The daughter, Francie, escapes from her family's poverty and her father's alcoholism through books. She sits on the step of the apartment building and looks out the window at the Tree of Heaven, a tree native to China, which grows in vacant lots in New York City. Francie is quite bright and her father tries to encourage her. She attends a squalid overcrowded school in Brooklyn, but her father arranges for her to go to a much better school in the city.
Francie's brother, Neeley, has always been the healthy robust one of the two children. The mother has always considered him to be her favourite, though she tries not to show it.

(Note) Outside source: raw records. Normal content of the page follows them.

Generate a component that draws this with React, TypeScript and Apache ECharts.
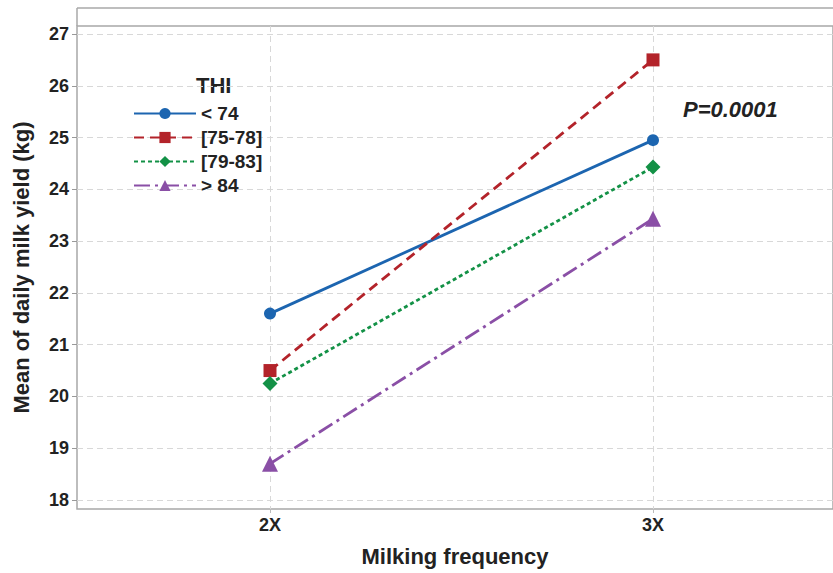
import React, { useEffect, useRef } from "react";
import * as echarts from "echarts";

const categories = ["2X", "3X"];
const categoryPos = [2, 3];
const seriesNames = ["< 74", "[75-78]", "[79-83]", "> 84"];
const lt74 = [21.6, 24.95];
const r7578 = [20.5, 26.5];
const r7983 = [20.25, 24.43];
const gt84 = [18.7, 23.43];
const yTicks = [18, 19, 20, 21, 22, 23, 24, 25, 26, 27];

const colors = ["#1c65b0", "#b3232a", "#139146", "#8a4fa6"];
const symbols = ["circle", "rect", "diamond", "triangle"];
const lineTypes: any[] = ["solid", [10, 6], [4, 3], [16, 5, 3, 5]];

export default function App() {
  const ref = useRef<HTMLDivElement>(null);
  useEffect(() => {
    if (!ref.current) return;
    const chart = echarts.init(ref.current, null, { renderer: "svg" });
    const allData = [lt74, r7578, r7983, gt84];
    const tickFont = {
      fontFamily: "Liberation Sans Narrow, Arial Narrow, Liberation Sans, sans-serif",
      fontWeight: "bold" as const,
      fontSize: 18,
      color: "#222",
    };
    chart.setOption({
      animation: false,
      backgroundColor: "#fff",
      grid: {
        left: 77,
        right: 0,
        top: 26,
        bottom: 64,
        show: true,
        borderColor: "#a8a8a8",
        borderWidth: 1.5,
      },
      legend: {
        orient: "vertical",
        left: 128,
        top: 99,
        itemWidth: 62,
        itemHeight: 14,
        itemGap: 5,
        data: seriesNames,
        textStyle: {
          fontFamily: "Liberation Sans, Arial, sans-serif",
          fontWeight: "bold",
          fontSize: 19,
          color: "#222",
        },
      },
      xAxis: {
        type: "value",
        min: 2 - 193 / 383,
        max: 3 + 180 / 383,
        name: "Milking frequency",
        nameLocation: "middle",
        nameGap: 36,
        nameTextStyle: {
          fontFamily: "Liberation Sans, Arial, sans-serif",
          fontWeight: "bold",
          fontSize: 22,
          color: "#222",
        },
        axisLine: { show: false },
        axisTick: { show: true, customValues: categoryPos, length: 4, lineStyle: { color: "#bbb" } },
        axisLabel: {
          customValues: categoryPos,
          formatter: (v: number) => categories[categoryPos.indexOf(v)] ?? "",
          margin: 7,
          ...tickFont,
        },
        splitLine: { show: true, lineStyle: { color: "#d8d8d8", type: [6, 4], width: 1 } },
      },
      yAxis: {
        type: "value",
        min: 18 - 9 / 51.78,
        max: 27 + 8 / 51.78,
        name: "Mean of daily milk yield (kg)",
        nameLocation: "middle",
        nameGap: 45,
        nameTextStyle: {
          fontFamily: "Liberation Sans, Arial, sans-serif",
          fontWeight: "bold",
          fontSize: 22,
          color: "#222",
        },
        axisLine: { show: false },
        axisTick: { show: true, customValues: yTicks, length: 5, lineStyle: { color: "#999" } },
        axisLabel: { customValues: yTicks, margin: 8, ...tickFont },
        splitLine: { show: true, lineStyle: { color: "#d8d8d8", type: [6, 4], width: 1 } },
      },
      series: seriesNames.map((n, i) => ({
        name: n,
        type: "line",
        clip: false,
        data: categoryPos.map((x, j) => [x, allData[i][j]]),
        symbol: symbols[i],
        symbolSize: i === 3 ? 16 : i === 2 ? 15 : i === 1 ? 13 : 12,
        color: colors[i],
        lineStyle: { color: colors[i], width: 2.8, type: lineTypes[i] },
        itemStyle: { color: colors[i] },
      })),
      graphic: [
        {
          type: "line",
          shape: { x1: 77, y1: 8, x2: 833, y2: 8 },
          style: { stroke: "#a8a8a8", lineWidth: 1.5 },
        },
        {
          type: "line",
          shape: { x1: 77, y1: 8, x2: 77, y2: 26 },
          style: { stroke: "#a8a8a8", lineWidth: 1.5 },
        },
        {
          type: "text",
          left: 196,
          top: 74,
          style: {
            text: "THI",
            font: "bold 22px Liberation Sans, Arial, sans-serif",
            fill: "#222",
          },
        },
        {
          type: "text",
          left: 683,
          top: 98,
          style: {
            text: "P=0.0001",
            font: "italic bold 22px Liberation Sans, Arial, sans-serif",
            fill: "#222",
          },
        },
      ],
    });
    return () => chart.dispose();
  }, []);
  return <div ref={ref} style={{ width: 833, height: 573, position: "absolute", left: 0, top: 0 }} />;
}
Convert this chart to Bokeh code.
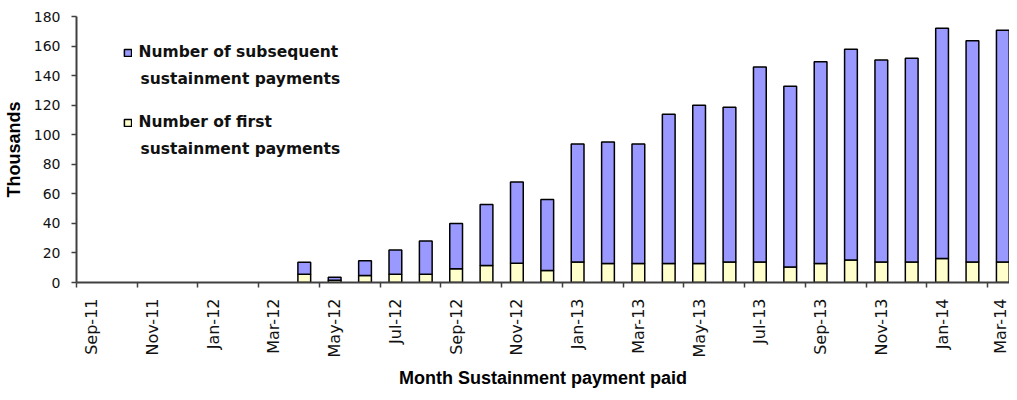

The mother discovers she is pregnant in 1915 and when the father finds out, he goes into a drunken stupor, dying of alcohol related pneumonia at Christmas time. An unscrupulous undertaker absconds with the father's life insurance money. Without money for high school, the two children are forced to find jobs. Francie works in an artificial flower factory and press clipping office. Her brother Neeley becomes a talented jazz piano player following in the artistic footsteps of his father.
Francie takes some courses and gets accepted at the University of Michigan. She is courted by an older man and gets engaged. Packing up her things to leave the apartment, she spies the Tree of Heaven again. The tree is just like her family: despite people's efforts to destroy it, it keeps growing.
The play A Tree Grows in Brooklyn premiered on Broadway in 1945, starring Peggy Ann Garners as Francie, Dorothy McGuires as the mother, James Dunn as the father and Ted Donaldson as the brother.